=== Records ===

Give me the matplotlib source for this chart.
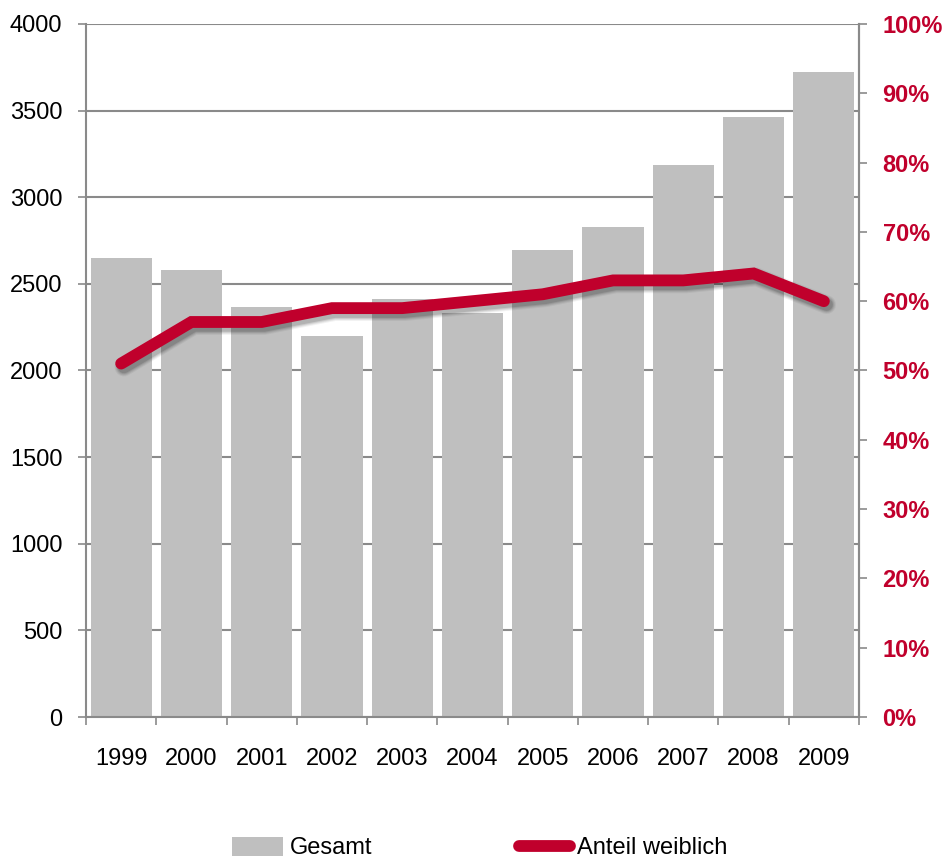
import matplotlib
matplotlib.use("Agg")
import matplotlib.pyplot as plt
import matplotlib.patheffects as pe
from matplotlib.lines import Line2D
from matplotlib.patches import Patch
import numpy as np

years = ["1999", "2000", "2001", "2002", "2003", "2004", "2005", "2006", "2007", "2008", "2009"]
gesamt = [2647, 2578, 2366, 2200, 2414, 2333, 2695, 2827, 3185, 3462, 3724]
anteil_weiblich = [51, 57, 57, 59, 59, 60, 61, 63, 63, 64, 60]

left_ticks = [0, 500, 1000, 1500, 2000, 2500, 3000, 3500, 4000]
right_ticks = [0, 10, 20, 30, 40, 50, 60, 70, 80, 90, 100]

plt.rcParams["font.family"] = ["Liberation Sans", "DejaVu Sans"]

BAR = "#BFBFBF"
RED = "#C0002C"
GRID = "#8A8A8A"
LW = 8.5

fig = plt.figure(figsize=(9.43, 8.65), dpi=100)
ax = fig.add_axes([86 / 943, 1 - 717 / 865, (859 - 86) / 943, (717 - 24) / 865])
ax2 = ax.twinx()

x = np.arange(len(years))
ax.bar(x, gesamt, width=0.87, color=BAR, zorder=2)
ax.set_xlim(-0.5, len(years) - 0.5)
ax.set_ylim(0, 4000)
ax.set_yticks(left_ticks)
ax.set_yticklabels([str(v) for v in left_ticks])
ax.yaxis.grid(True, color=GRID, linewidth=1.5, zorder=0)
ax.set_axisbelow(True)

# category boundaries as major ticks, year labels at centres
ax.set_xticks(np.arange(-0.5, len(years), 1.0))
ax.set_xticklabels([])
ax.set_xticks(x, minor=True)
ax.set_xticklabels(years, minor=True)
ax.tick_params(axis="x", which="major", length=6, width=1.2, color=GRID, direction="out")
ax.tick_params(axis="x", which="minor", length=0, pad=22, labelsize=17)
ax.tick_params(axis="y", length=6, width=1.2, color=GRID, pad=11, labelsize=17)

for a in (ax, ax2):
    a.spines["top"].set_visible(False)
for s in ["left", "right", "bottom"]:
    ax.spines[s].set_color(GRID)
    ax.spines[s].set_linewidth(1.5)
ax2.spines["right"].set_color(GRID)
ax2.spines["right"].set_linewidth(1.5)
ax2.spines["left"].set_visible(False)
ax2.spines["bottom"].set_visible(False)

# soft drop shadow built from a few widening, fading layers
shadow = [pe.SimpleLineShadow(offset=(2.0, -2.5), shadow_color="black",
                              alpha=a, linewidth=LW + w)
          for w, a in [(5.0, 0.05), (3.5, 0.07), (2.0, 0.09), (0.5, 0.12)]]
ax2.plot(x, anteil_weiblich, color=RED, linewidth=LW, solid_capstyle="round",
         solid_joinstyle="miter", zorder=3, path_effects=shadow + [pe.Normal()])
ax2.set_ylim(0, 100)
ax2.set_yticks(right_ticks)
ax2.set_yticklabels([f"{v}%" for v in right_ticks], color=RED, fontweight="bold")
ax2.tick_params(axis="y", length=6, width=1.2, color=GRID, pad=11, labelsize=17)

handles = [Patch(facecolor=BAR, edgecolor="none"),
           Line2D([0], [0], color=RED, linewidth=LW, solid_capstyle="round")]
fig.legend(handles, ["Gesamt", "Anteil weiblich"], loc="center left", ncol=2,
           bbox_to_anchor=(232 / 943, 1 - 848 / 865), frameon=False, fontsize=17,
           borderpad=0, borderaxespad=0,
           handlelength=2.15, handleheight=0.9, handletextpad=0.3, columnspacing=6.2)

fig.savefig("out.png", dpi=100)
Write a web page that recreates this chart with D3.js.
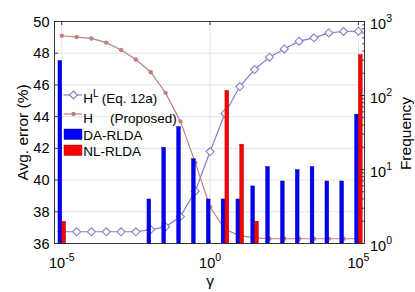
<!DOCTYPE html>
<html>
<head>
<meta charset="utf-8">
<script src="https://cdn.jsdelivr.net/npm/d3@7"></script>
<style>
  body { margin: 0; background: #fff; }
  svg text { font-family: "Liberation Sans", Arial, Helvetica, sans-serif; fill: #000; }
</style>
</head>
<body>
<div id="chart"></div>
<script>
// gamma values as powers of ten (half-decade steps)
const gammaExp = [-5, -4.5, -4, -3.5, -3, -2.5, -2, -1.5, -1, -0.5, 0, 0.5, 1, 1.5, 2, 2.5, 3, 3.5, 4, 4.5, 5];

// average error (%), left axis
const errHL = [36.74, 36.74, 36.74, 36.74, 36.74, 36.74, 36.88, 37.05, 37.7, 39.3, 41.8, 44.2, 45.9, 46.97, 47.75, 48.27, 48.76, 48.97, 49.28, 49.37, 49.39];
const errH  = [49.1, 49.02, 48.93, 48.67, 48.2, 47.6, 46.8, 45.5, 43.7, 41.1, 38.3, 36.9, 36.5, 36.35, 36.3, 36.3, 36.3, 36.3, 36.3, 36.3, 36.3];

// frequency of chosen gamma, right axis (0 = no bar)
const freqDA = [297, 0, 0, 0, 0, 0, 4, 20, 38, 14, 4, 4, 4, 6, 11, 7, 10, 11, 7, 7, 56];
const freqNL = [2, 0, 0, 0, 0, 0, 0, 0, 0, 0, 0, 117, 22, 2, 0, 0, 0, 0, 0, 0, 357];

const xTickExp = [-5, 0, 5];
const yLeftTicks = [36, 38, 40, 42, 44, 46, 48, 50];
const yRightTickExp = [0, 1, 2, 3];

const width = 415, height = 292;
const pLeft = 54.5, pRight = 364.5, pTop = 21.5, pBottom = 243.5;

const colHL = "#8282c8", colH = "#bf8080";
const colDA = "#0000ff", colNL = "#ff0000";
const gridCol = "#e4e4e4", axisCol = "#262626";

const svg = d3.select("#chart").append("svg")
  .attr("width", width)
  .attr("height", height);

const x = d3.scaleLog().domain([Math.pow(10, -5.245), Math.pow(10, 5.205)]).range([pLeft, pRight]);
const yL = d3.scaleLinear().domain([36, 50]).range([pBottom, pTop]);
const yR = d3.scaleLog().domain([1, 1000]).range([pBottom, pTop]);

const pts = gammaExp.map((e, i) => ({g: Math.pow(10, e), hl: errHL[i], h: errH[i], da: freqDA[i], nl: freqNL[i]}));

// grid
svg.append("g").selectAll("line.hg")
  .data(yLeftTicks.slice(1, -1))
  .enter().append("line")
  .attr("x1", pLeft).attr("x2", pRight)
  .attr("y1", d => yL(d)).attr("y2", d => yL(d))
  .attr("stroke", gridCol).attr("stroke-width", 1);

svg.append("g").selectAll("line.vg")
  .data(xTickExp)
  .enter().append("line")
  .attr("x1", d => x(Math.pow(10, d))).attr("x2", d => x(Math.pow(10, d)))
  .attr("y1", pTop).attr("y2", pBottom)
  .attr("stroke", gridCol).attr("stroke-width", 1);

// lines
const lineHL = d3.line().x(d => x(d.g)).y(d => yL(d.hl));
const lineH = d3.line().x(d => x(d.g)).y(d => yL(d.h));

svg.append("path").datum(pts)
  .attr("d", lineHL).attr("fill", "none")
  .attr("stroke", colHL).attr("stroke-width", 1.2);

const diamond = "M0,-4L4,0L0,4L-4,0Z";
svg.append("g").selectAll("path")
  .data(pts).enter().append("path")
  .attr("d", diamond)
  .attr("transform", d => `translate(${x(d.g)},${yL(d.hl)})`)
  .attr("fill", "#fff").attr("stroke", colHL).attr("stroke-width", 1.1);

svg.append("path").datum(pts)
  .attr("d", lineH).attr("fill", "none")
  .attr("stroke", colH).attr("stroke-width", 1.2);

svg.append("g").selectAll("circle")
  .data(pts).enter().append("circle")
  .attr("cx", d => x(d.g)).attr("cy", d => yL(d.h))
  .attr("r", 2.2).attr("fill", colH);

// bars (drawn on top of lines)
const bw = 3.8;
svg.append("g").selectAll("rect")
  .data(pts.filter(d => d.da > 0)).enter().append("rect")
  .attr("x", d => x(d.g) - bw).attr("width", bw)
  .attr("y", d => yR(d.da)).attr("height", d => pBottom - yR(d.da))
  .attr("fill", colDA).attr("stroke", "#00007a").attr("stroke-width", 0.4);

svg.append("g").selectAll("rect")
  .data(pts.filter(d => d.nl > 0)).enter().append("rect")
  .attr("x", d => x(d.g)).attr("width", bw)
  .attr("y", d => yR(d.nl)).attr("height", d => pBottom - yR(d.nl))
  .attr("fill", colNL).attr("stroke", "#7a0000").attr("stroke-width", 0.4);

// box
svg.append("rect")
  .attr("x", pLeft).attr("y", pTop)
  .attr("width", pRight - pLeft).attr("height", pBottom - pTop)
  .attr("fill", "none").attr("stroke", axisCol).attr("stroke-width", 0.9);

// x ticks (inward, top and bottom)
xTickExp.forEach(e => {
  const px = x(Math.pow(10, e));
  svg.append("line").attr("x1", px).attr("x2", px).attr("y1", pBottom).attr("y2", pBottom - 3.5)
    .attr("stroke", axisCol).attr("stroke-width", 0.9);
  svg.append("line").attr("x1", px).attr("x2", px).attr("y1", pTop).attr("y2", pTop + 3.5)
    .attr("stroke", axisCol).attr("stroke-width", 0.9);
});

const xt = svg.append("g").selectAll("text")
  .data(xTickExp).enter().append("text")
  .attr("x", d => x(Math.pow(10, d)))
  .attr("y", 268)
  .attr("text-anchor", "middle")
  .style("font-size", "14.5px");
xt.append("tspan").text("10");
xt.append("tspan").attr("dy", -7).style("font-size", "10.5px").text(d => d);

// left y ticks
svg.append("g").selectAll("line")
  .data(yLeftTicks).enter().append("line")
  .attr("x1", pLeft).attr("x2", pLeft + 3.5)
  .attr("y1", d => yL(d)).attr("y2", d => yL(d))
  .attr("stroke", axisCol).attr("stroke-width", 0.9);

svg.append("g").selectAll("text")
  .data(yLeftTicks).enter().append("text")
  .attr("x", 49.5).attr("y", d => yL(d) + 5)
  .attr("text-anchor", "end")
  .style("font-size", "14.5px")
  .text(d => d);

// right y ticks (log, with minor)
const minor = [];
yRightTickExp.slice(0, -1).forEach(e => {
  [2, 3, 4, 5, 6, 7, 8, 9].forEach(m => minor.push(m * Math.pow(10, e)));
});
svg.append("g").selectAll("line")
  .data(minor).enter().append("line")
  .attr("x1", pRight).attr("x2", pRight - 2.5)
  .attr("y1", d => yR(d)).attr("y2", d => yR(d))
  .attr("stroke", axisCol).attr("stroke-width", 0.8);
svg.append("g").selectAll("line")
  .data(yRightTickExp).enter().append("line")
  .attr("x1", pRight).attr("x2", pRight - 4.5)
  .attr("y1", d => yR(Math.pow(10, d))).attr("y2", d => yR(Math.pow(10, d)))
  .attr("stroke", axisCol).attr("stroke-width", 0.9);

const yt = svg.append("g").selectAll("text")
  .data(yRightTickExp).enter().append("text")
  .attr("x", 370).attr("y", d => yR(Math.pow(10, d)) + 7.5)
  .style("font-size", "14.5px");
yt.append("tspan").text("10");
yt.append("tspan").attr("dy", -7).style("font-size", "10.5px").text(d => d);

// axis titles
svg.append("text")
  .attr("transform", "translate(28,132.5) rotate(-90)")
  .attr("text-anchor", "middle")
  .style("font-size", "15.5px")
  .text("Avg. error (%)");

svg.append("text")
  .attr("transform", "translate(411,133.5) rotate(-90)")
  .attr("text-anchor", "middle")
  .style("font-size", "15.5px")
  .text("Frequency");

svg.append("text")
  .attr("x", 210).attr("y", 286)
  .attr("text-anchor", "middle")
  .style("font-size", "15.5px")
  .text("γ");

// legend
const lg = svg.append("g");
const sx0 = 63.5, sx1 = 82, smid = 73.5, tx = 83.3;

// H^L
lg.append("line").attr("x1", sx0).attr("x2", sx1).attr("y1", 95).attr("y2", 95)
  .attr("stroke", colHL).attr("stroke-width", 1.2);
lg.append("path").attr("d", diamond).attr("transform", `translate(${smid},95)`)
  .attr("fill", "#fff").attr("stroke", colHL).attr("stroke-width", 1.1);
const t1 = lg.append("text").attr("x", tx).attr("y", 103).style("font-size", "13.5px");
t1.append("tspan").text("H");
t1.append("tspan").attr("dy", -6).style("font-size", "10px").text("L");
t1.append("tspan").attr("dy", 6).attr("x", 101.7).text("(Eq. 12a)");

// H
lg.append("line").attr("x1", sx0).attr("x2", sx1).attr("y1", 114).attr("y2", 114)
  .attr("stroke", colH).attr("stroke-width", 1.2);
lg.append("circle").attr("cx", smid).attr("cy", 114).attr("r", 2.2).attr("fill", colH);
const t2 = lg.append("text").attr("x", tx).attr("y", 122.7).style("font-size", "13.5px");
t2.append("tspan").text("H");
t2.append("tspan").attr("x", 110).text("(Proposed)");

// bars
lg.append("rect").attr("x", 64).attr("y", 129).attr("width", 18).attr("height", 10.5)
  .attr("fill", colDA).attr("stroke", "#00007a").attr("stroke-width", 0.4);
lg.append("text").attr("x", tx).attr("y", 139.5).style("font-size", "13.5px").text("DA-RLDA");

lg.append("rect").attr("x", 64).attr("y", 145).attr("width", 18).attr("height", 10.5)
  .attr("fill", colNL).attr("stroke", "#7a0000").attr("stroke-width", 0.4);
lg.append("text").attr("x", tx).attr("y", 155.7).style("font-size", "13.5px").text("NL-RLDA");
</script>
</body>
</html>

===

Using the data above, extract exactly the lines from the one containing "Write a web" through the one containing "const yRightTickExp = [0, 1, 2, 3];". Pictures are left out.

Write a web page that recreates this chart with D3.js.
<!DOCTYPE html>
<html>
<head>
<meta charset="utf-8">
<script src="https://cdn.jsdelivr.net/npm/d3@7"></script>
<style>
  body { margin: 0; background: #fff; }
  svg text { font-family: "Liberation Sans", Arial, Helvetica, sans-serif; fill: #000; }
</style>
</head>
<body>
<div id="chart"></div>
<script>
// gamma values as powers of ten (half-decade steps)
const gammaExp = [-5, -4.5, -4, -3.5, -3, -2.5, -2, -1.5, -1, -0.5, 0, 0.5, 1, 1.5, 2, 2.5, 3, 3.5, 4, 4.5, 5];

// average error (%), left axis
const errHL = [36.74, 36.74, 36.74, 36.74, 36.74, 36.74, 36.88, 37.05, 37.7, 39.3, 41.8, 44.2, 45.9, 46.97, 47.75, 48.27, 48.76, 48.97, 49.28, 49.37, 49.39];
const errH  = [49.1, 49.02, 48.93, 48.67, 48.2, 47.6, 46.8, 45.5, 43.7, 41.1, 38.3, 36.9, 36.5, 36.35, 36.3, 36.3, 36.3, 36.3, 36.3, 36.3, 36.3];

// frequency of chosen gamma, right axis (0 = no bar)
const freqDA = [297, 0, 0, 0, 0, 0, 4, 20, 38, 14, 4, 4, 4, 6, 11, 7, 10, 11, 7, 7, 56];
const freqNL = [2, 0, 0, 0, 0, 0, 0, 0, 0, 0, 0, 117, 22, 2, 0, 0, 0, 0, 0, 0, 357];

const xTickExp = [-5, 0, 5];
const yLeftTicks = [36, 38, 40, 42, 44, 46, 48, 50];
const yRightTickExp = [0, 1, 2, 3];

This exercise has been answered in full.